Entries taken from a collection:
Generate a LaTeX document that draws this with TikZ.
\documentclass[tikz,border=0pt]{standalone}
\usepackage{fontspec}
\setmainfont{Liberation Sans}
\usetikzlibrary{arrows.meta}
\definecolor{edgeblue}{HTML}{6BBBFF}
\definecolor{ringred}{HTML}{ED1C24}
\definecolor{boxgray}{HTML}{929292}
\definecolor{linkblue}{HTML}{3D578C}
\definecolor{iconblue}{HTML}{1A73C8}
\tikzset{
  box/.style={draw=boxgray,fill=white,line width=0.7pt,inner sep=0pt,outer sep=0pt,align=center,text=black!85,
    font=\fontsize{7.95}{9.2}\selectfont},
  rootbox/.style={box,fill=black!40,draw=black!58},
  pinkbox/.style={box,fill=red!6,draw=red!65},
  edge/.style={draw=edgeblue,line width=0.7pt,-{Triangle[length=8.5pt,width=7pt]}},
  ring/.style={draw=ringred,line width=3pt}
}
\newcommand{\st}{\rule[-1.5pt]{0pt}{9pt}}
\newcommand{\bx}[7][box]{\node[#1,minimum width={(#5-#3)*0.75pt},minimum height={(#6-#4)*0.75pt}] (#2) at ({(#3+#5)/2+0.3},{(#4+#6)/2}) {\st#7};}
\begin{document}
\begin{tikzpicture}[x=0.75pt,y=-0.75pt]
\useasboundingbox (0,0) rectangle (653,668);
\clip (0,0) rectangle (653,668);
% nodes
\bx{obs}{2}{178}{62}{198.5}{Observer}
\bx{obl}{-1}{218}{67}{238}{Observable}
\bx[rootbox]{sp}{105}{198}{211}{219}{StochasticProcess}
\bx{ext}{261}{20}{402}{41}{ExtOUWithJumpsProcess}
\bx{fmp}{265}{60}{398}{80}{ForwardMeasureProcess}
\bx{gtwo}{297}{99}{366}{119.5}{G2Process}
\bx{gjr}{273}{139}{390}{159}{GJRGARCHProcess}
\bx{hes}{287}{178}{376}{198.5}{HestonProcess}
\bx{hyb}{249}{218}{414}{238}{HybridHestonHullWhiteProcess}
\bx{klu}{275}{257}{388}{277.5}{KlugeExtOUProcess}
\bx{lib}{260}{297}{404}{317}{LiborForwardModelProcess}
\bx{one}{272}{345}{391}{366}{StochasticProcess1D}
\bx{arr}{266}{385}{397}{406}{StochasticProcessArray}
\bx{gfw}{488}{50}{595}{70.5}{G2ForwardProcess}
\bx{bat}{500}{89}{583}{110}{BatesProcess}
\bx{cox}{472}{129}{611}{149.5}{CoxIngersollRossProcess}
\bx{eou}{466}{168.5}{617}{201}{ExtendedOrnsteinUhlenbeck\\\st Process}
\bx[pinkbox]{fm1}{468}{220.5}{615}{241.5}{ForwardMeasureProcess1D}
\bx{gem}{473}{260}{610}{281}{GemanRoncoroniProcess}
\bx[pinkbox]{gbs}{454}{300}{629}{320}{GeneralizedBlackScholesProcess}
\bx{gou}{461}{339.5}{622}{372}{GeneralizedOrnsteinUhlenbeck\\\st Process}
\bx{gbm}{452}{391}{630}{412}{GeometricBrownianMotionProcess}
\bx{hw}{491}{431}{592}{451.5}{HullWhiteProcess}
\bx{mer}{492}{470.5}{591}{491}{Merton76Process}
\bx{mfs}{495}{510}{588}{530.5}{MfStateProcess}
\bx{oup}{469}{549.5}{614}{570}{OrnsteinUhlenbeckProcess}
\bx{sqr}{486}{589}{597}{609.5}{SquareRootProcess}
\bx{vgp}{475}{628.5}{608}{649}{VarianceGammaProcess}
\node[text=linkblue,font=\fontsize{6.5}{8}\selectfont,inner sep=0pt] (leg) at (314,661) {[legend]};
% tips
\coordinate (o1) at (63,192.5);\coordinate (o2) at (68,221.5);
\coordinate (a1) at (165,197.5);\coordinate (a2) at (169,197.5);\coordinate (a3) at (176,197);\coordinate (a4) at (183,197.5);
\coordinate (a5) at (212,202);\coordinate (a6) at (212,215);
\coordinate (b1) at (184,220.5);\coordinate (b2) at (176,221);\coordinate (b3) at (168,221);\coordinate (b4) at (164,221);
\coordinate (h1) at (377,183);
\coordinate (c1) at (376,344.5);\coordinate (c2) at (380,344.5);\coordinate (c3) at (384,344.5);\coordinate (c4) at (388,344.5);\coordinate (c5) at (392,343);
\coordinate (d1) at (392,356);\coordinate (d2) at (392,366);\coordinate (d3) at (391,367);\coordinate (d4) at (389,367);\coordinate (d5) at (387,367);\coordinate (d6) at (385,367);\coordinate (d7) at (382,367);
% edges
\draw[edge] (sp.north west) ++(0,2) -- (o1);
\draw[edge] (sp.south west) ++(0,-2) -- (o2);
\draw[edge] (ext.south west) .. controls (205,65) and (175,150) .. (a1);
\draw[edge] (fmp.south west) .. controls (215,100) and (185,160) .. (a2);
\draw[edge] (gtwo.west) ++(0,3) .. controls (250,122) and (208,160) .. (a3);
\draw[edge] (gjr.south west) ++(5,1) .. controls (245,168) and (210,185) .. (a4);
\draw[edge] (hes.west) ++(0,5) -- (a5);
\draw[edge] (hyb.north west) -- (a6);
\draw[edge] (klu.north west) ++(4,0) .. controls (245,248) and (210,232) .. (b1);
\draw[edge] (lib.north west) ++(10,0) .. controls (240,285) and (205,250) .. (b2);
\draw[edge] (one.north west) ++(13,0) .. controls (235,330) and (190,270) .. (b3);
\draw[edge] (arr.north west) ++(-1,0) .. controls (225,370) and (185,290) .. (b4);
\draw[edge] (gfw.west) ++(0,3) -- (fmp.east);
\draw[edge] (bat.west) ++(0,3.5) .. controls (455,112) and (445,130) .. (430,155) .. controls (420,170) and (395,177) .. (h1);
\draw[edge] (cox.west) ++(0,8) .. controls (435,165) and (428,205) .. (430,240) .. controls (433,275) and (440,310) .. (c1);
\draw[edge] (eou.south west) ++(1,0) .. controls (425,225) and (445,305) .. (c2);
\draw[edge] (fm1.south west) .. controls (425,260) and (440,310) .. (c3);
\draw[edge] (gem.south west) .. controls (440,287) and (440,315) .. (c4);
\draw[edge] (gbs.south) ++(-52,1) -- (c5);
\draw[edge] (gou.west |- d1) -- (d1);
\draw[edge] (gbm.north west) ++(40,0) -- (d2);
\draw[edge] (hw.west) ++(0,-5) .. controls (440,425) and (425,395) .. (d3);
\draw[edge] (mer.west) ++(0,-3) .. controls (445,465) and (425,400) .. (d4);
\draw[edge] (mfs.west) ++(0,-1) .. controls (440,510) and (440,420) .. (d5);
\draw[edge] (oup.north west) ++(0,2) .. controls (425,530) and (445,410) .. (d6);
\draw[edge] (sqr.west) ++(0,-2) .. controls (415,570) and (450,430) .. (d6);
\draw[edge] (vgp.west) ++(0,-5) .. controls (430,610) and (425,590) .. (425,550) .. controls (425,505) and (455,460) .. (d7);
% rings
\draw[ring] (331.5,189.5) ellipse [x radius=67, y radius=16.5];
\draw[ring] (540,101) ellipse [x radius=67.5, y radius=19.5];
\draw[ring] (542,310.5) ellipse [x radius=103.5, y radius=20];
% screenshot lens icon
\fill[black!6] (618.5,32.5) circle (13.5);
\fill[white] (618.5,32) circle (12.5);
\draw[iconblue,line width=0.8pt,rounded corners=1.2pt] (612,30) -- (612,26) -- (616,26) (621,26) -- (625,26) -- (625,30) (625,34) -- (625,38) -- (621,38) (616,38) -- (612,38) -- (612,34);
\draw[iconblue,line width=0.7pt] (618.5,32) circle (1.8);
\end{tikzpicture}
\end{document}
...
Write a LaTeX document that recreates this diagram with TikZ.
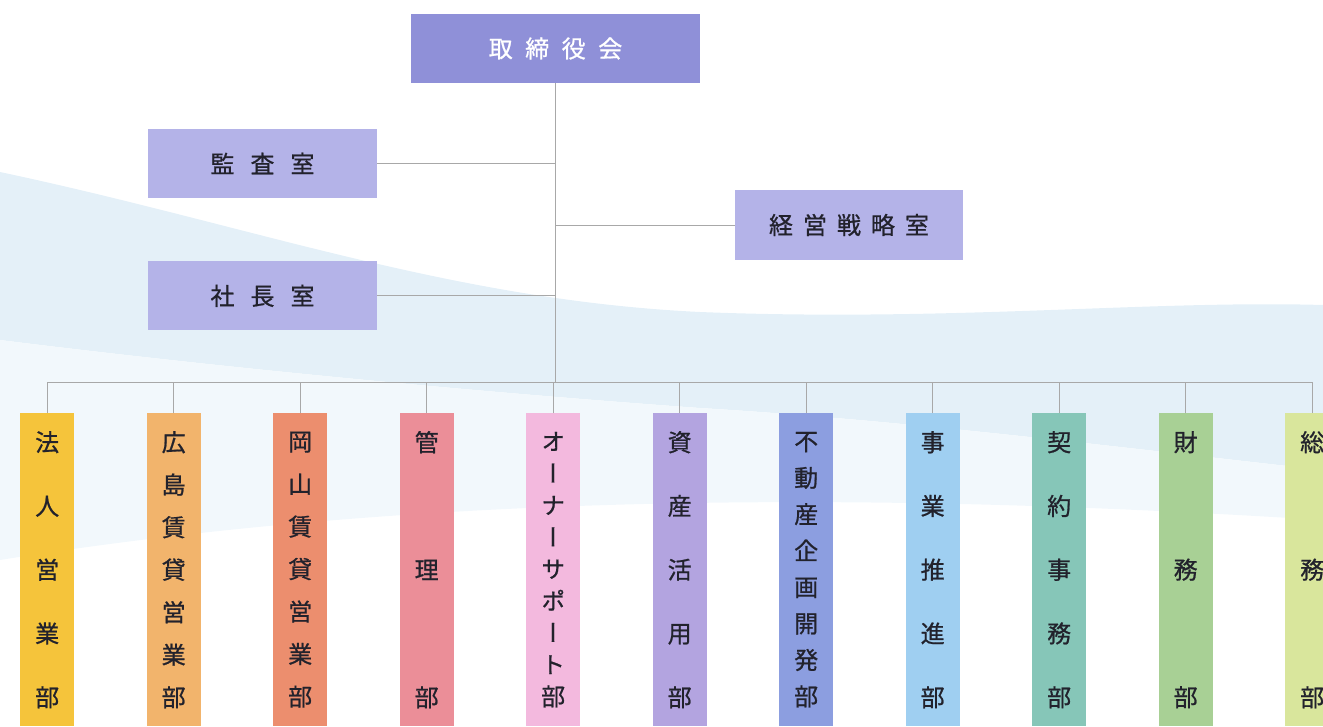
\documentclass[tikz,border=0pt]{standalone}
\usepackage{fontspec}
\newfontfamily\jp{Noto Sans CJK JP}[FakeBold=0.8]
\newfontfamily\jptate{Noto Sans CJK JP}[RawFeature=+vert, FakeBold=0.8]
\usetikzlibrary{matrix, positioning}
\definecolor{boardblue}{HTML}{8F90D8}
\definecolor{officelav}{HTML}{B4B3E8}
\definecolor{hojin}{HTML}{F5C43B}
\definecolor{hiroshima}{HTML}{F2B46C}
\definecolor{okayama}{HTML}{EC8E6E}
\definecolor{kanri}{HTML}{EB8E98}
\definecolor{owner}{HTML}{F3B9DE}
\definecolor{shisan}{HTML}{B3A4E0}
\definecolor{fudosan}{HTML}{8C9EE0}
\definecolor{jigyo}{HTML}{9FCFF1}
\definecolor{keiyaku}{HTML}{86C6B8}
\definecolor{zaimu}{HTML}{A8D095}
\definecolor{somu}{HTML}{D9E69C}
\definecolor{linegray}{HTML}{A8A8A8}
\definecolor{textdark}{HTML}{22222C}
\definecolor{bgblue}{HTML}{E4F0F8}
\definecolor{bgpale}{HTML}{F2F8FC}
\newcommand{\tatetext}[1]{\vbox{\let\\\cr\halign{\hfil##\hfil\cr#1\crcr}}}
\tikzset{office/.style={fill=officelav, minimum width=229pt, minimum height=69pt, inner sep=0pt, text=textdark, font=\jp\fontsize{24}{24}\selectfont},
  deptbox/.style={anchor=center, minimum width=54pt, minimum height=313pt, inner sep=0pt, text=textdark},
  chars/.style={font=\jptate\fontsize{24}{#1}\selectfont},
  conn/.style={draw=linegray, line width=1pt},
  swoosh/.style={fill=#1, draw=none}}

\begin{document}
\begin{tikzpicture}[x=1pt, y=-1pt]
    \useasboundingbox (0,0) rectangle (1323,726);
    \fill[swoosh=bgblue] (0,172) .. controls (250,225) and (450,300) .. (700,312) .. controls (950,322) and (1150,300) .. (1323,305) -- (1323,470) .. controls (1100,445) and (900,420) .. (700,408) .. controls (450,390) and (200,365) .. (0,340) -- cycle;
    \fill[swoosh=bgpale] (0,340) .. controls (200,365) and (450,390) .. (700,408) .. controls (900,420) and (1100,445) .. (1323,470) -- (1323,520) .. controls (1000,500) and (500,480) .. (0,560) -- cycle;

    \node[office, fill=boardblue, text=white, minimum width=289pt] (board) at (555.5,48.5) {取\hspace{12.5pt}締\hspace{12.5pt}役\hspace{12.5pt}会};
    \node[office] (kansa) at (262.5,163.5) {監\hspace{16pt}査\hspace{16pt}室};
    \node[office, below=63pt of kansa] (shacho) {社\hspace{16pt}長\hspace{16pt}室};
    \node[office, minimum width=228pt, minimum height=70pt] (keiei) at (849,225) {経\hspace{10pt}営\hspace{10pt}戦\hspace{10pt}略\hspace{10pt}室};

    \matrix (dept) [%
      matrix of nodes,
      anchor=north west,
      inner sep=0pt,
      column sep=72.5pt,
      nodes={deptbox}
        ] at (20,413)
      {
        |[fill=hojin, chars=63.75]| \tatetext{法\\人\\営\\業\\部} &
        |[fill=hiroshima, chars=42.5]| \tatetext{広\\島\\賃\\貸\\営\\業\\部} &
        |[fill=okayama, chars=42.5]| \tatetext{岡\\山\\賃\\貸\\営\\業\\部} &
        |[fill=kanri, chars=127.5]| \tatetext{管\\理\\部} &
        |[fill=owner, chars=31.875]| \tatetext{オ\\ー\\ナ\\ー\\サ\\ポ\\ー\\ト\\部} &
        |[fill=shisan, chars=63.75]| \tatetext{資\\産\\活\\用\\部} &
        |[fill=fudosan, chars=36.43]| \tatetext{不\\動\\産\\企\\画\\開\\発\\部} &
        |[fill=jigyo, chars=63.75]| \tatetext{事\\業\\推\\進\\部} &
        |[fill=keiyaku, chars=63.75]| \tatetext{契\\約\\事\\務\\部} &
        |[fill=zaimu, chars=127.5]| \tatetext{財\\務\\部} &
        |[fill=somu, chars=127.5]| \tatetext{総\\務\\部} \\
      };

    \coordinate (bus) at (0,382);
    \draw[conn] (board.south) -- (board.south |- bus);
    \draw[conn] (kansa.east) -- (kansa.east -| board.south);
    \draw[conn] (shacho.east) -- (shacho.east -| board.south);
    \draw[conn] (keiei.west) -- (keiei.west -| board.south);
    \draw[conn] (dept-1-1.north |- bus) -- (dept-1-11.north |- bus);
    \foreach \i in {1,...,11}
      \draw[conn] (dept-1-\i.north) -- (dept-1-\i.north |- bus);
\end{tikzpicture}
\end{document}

SET EXERCISE: From the entries above, collect every line with the string "that" in it.

FINISHED TASK:
Generate a LaTeX document that draws this with TikZ.
Write a LaTeX document that recreates this diagram with TikZ.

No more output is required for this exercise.